- President: Khaing Ray Khaing
- Vice President: -
- General Secretary: Khaing Kyaw Khaing
- Joint General Secretary: -
- Founded: 9 April 1967
- Headquarters: Rakhaing - India Border
- Membership: 2,000
- Ideology: Rakhine nationalism Federalism
- Slogan: "Liberty, Equality, Fraternity"
- Seats in the Amyotha Hluttaw: 0 / 224
- Seats in the Pyithu Hluttaw: 0 / 440

Party flag

= Arakan Liberation Party =

The Arakan Liberation Party (ရခိုင်ပြည် လွတ်မြောက်ရေး ပါတီ; ALP) is a Rakhine political party in Myanmar (Burma). The party has an armed wing, the Arakan Liberation Army (ALA), which has 60-100 personnel. The ALA signed a ceasefire agreement with the government of Myanmar on 5 April 2012 and became a signatory of the Nationwide Ceasefire Agreement (NCA) on 15 October 2015.

== History ==

=== 1967–1969 ===
The Arakan Liberation Party was founded on 9 April 1967, along with its armed wing, the Arakan Liberation Army, with the help of the Karen National Union (KNU). On 26 November 1968, Khai Ray Khai, a member of the party's central committee, along with nine other associates, were arrested at Sittwe, the capital of Rakhine State, by Burmese authorities. On 20 December 1968 Khaing Soe Naing, the party's General Secretary, was arrested by Burmese authorities at Rathedaung Township, in Rakhine State. Following those arrests, several more ALP members were also arrested on different charges, and the party dissolved. The party has accused the government of torturing its imprisoned members.

=== 1971–1977 ===
Between 1971 and 1972, former political prisoners from the ALP were released on amnesty. As soon as Khaing Moe Lunn, a former ALP member, was released, he departed to Komura to meet with KNU leaders in order to re-establish the ALP and ALA. From 1973 to 1974, the ALP was re-established with help from the KNU, and 300 fighters were recruited and trained by the ALA, with Khaing as the President of the ALP and Commander in Chief of the ALA. After a failed offensive by Khaing against both Indian and Burmese forces resulted in massive arrests of party members, the ALP ceased its activities once again.

=== 1980–2015===
In 1980, all ALP and ALA prisoners were released on amnesty. In 1981, the ALP and ALA were once again established, now under the leadership of Khai Ray Khai, and was once again assisted by the KNU. The ALP is presently allied with the KNU, along with the National Democratic Front (NDF), the Democratic Alliance of Burma (DAB), and the National Council of the Union of Burma (NCUB).

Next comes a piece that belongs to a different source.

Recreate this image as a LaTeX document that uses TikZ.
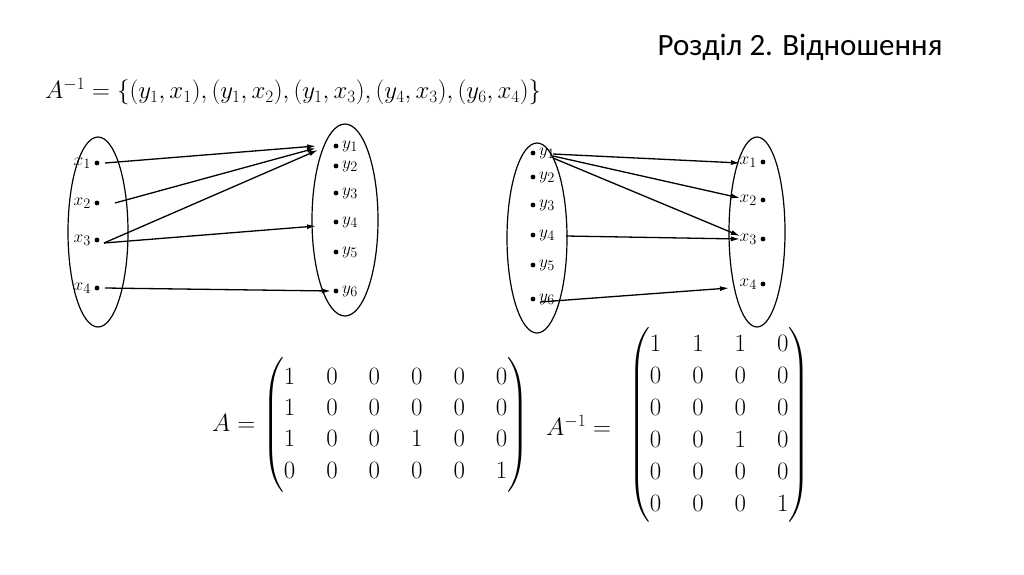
\documentclass[tikz,border=0pt]{standalone}
\usepackage{amsmath}
\usepackage{fontspec}
\usetikzlibrary{arrows.meta}
\newfontfamily\carlitofont{Carlito}
\begin{document}
\begin{tikzpicture}[x=1pt,y=-1pt,
  dot/.style={circle,fill,inner sep=1.7pt},
  lbl/.style={font=\fontsize{19}{21}\selectfont,inner sep=1pt},
  arr/.style={-{Latex[length=9pt,width=5pt]},line width=1.3pt},
  set/.style={line width=1.2pt},
  big/.style={font=\fontsize{24}{28}\selectfont,inner sep=0pt}]
\useasboundingbox (0,0) rectangle (1024,574);
\node[font=\carlitofont\fontsize{31}{35}\selectfont,anchor=east] (title) at (946,47) {Розділ 2. Відношення};
\node[big,anchor=west] (rel) at (45,92) {$A^{-1}=\{(y_1,x_1),(y_1,x_2),(y_1,x_3),(y_4,x_3),(y_6,x_4)\}$};
% left diagram
\draw[set] (98,232) ellipse (30 and 95);
\draw[set] (345,220) ellipse (33 and 96);
\foreach \n/\y in {1/163,2/203,3/240,4/288}{
  \node[dot] (a\n) at (97,\y) {};
  \node[lbl,anchor=east] (al\n) at (92,\y) {$x_{\n}$};}
\foreach \n/\y in {1/146,2/166,3/193,4/222,5/252,6/291}{
  \node[dot] (b\n) at (336,\y) {};
  \node[lbl,anchor=west] (bl\n) at (341,\y) {$y_{\n}$};}
\coordinate (s1) at (105,163); \coordinate (s2) at (115,203);
\coordinate (s3) at (104,243); \coordinate (s4) at (105,288);
\coordinate (t1) at (316,146); \coordinate (t2) at (316,148); \coordinate (t3) at (318,150);
\coordinate (t4) at (316,226); \coordinate (t6) at (331,291);
\draw[arr] (s1) -- (t1); \draw[arr] (s2) -- (t2); \draw[arr] (s3) -- (t3);
\draw[arr] (s3) -- (t4); \draw[arr] (s4) -- (t6);
% right diagram
\draw[set] (537,238) ellipse (30 and 95);
\draw[set] (757,232) ellipse (28 and 95);
\foreach \n/\y in {1/153,2/177,3/205,4/235,5/265,6/299}{
  \node[dot] (c\n) at (533,\y) {};
  \node[lbl,anchor=west] (cl\n) at (538,\y) {$y_{\n}$};}
\foreach \n/\y in {1/162,2/200,3/239,4/284}{
  \node[dot] (d\n) at (763,\y) {};
  \node[lbl,anchor=east] (dl\n) at (758,\y) {$x_{\n}$};}
\coordinate (u1) at (553,154); \coordinate (u2) at (553,156); \coordinate (u3) at (553,158);
\coordinate (u4) at (566,236); \coordinate (u6) at (540,302);
\coordinate (v1) at (740,163); \coordinate (v2) at (740,198); \coordinate (v3) at (740,236);
\coordinate (v4) at (740,239); \coordinate (v6) at (729,288);
\draw[arr] (u1) -- (v1); \draw[arr] (u2) -- (v2); \draw[arr] (u3) -- (v3);
\draw[arr] (u4) -- (v4); \draw[arr] (u6) -- (v6);
% matrices
\node[big,anchor=west] (m1) at (212,425) {\renewcommand{\arraystretch}{1.12}\setlength{\arraycolsep}{15.5pt}$A=\begin{pmatrix}1&0&0&0&0&0\\1&0&0&0&0&0\\1&0&0&1&0&0\\0&0&0&0&0&1\end{pmatrix}$};
\node[big,anchor=west] (m2l) at (546,425) {$A^{-1}=$};
\node[big,anchor=west] (m2) at (628,425) {\renewcommand{\arraystretch}{1.14}\setlength{\arraycolsep}{15.5pt}$\begin{pmatrix}1&1&1&0\\0&0&0&0\\0&0&0&0\\0&0&1&0\\0&0&0&0\\0&0&0&1\end{pmatrix}$};
\end{tikzpicture}
\end{document}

The ALP signed the Nationwide Ceasefire Agreement (NCA) on 15 October 2015, along with seven other insurgent groups.

===2021–present===
Following the 2021 Myanmar coup d'état, Saw Mya Yarzar Lin reaffirmed her commitment to political dialogue and advocated for the expansion of Arakan Liberation Party liaison offices throughout Rakhine State. Her strategy, centered on continued engagement with the military authorities and adherence to the Nationwide Ceasefire Agreement (NCA), stood in contrast to other ethnic armed organizations that shifted toward armed resistance. This approach became a source of internal friction within the ALP and contributed to a significant rift that ultimately led to a split within the party.

The division gave rise to two competing factions: one that rejected engagement with the junta and aligned itself with the broader anti-coup resistance, and another, led by Saw Mya Yarzar Lin, that maintained a policy of negotiation with the military government under the terms of the existing NCA framework. In January 2022, a faction within the ALP, including chairman Khaing Ye Khaing and then–vice chair Saw Mya Yarzar Lin, expelled vice chair Khaing Soe Naing Aung, accusing him of attempting to form a new political party. Following this reorganization, Khaing Ye Khaing was no longer listed among the party’s leadership.

On 5 March 2023, Saw Mya Yarzar Lin issued a statement announcing the formation of a new leadership structure within the ALP and declared herself as chair, appointing Khaing Ni Aung as vice chair. This move was immediately challenged by the rival faction led by Khaing Ye Khaing and general secretary Khaing Kyaw Khaing, who released a counter-statement on 20 March 2023, rejecting the leadership change as illegitimate and announcing Saw Mya Yarzar Lin's expulsion from the party for violating internal regulations.

The political alignment of Saw Mya Yarzar Lin's faction placed it in direct opposition to the Arakan Army (AA), which has become the dominant force in Arakanese nationalism. Tensions escalated in mid-2024 when the AA accused the Arakan Liberation Army (ALA), the armed wing of the Arakan Liberation Party (ALP), of collaborating with the Tatmadaw in committing war crimes during a village massacre in Sittwe Township.